Objective: Copy each line containing the word "diagram" from the records that follow, please.

Provided entries:
* * * * *

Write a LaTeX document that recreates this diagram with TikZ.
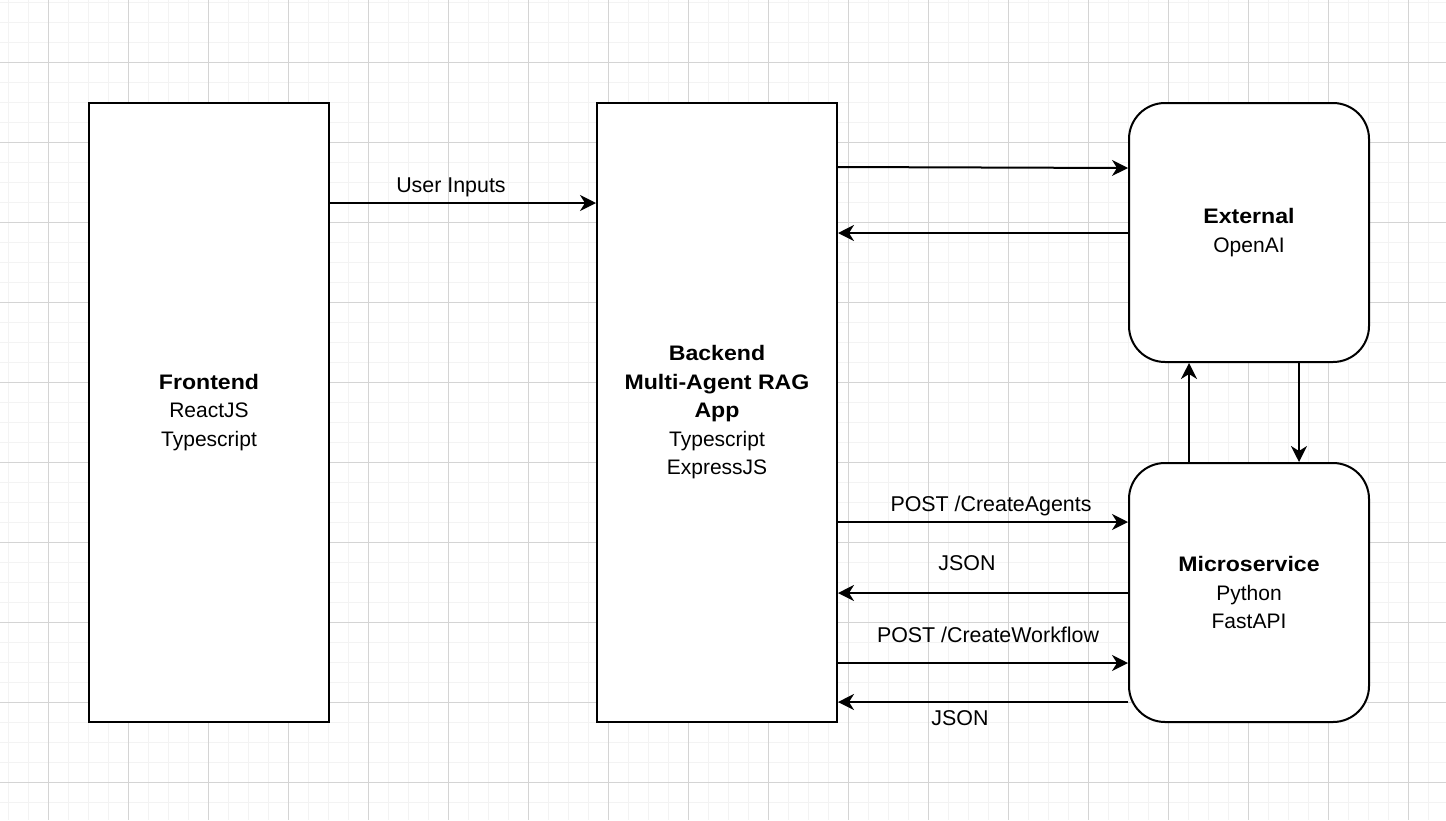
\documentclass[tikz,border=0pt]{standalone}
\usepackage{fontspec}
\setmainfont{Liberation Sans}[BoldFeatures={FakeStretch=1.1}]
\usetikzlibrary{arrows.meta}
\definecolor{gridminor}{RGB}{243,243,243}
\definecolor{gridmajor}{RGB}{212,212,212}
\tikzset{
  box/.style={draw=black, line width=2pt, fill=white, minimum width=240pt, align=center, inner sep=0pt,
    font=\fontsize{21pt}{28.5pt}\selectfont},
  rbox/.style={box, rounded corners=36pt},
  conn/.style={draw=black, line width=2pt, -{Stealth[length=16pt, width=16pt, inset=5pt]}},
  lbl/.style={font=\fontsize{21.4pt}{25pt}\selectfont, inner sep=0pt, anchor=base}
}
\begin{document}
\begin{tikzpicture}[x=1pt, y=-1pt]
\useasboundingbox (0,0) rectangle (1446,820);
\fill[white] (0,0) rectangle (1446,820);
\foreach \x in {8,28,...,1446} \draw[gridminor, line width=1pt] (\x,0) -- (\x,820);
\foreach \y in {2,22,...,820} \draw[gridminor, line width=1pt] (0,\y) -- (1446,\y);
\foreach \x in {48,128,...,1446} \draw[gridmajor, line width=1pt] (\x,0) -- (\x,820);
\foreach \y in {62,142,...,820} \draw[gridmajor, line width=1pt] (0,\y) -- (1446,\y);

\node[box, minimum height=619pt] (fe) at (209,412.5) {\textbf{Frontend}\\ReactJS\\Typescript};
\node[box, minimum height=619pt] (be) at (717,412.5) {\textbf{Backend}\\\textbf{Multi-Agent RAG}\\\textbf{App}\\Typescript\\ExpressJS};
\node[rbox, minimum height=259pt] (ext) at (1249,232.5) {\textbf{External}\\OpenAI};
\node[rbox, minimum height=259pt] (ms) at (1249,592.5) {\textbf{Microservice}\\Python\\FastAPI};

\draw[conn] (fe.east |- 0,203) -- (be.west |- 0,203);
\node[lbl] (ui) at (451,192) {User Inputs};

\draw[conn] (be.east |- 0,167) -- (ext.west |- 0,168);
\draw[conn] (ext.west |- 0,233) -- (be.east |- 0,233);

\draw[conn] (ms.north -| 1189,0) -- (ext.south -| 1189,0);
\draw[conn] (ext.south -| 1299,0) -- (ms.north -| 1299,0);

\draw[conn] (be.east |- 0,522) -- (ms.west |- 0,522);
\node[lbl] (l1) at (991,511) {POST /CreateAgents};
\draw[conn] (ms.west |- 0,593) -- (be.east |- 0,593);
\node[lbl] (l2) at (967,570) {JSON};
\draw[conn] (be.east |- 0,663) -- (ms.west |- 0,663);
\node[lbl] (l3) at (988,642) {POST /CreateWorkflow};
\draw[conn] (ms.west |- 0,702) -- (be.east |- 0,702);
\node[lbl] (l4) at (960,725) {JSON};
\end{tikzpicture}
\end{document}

* * * * *

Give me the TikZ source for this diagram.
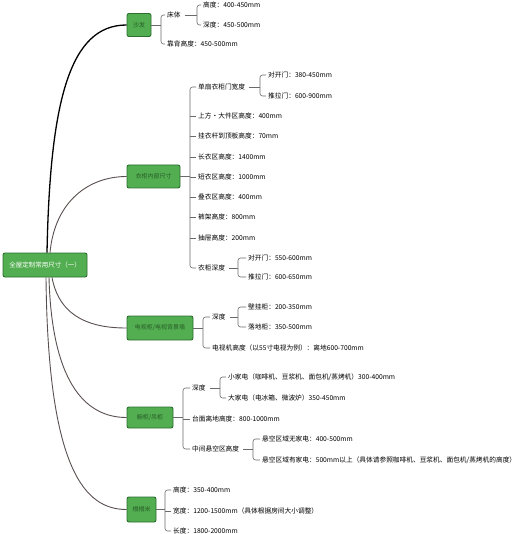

* * * * *

Response to the task:
Write a LaTeX document that recreates this diagram with TikZ.
Give me the TikZ source for this diagram.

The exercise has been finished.